The words of the former economic development and trade minister backed a position articulated earlier in the week by the president of Russia's second-largest lender, VTB's Andrei Kostin.
"We have a general problem with funding in the financial sector," Gref said at a conference in Moscow, Interfax reported. He said the remnants of measures taken to boost liquidity during the most difficult phase of the 2008 crisis are "insufficient to secure an adequately securitized long-term system of liquidity."
Since the New Year, the Central Bank has reduced the amount of liquidity it makes available at daily repo auctions and pushed bidders to look to repo auctions providing finances over one-week and three-month periods.
Kostin said in an interview with The Wall Street Journal published Monday that he also had concerns about the availability of money to service debt. "There's definitely not enough liquidity to continue the growth of the banking sector," he said.

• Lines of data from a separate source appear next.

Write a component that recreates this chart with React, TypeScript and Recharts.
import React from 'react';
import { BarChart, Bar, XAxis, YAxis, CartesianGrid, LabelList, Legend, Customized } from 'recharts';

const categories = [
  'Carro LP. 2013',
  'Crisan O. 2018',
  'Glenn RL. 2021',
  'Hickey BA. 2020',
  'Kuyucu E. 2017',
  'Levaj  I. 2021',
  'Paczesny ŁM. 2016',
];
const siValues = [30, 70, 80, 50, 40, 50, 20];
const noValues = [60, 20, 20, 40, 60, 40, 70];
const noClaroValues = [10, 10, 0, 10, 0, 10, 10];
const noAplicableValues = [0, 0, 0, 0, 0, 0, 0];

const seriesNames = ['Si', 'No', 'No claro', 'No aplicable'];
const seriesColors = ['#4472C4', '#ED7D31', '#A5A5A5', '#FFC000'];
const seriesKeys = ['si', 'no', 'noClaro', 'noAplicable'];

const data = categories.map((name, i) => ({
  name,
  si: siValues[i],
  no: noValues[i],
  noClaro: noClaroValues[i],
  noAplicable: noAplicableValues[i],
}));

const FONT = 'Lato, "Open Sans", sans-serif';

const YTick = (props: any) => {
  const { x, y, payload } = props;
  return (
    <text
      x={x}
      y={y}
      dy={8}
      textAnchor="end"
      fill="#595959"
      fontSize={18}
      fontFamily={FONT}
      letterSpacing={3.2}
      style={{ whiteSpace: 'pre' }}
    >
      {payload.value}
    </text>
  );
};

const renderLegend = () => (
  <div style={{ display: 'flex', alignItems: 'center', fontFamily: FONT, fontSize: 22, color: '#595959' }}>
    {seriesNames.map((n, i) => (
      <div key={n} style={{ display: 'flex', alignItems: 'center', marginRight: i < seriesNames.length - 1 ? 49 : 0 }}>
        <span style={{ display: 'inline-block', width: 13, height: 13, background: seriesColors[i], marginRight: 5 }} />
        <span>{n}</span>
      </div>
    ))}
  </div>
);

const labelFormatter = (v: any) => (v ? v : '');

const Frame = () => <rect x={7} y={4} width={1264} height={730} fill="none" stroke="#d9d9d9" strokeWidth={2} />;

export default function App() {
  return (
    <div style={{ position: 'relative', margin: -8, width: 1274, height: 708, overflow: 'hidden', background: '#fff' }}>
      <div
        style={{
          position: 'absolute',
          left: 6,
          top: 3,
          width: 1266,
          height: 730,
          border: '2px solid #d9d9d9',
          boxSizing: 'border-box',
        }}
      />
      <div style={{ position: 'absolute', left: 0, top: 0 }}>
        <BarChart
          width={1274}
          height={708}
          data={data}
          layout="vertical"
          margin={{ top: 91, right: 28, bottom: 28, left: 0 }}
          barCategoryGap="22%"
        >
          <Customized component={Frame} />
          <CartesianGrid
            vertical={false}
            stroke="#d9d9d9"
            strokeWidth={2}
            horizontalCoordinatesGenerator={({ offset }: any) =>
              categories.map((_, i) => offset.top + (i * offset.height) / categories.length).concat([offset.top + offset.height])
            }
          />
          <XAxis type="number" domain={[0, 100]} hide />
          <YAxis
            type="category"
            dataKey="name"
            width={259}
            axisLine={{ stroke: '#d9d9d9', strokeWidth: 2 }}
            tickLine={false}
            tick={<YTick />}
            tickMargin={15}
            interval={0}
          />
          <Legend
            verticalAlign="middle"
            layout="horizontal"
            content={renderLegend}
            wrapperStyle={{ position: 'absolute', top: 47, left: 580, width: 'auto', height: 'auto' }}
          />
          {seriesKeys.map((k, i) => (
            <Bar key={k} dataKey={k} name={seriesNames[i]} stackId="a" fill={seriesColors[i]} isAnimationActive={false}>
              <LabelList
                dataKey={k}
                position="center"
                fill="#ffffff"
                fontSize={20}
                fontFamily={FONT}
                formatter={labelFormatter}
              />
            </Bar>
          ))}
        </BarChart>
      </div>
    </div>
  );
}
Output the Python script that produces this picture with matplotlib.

"The Central Bank is now lending some money to banks, but mainly using some of the collateralized schemes," he added. "I don't think that's enough to provide enough liquidity."
HSBC chief economist Alexander Morozov told The Moscow Times that the best way to prevent a drying up of liquidity was by organic growth based on the deposit base of companies and individuals.
Again echoing Kostin, Gref also appeared to refute the government's emphasis on inflation as the country's biggest economic danger. The provision of liquidity by the state could nudge up inflation, something that the Kremlin is wary of in an election period.
"Now we need to resolve the main question of the day," Gref said, Vedomosti reported, "the threat of a credit crunch."
Sberbank reported record pre-tax profits Wednesday of 394 billion rubles ($12.5 billion), a 76 percent year-on-year rise. In 2010, the lender reported a 223.1 billion ruble profit.
In material published on its web site, Sberbank said its corporate loan book had increased by more than a third during 2011 to 6.4 trillion rubles. Its retail loan book over the same period climbed 36.6 percent to 1.8 trillion rubles.
As well as the loans it has issued, the quantity of assets held by Russia's biggest lender has increased. They rose 22.5 percent in 2011 to 10.5 trillion rubles. "The basis of growth remained, as before, credit clients," the bank said.
In a research note published Wednesday, VTB Capital analysts said they expected Sberbank's above-average growth for the sector to continue into 2012.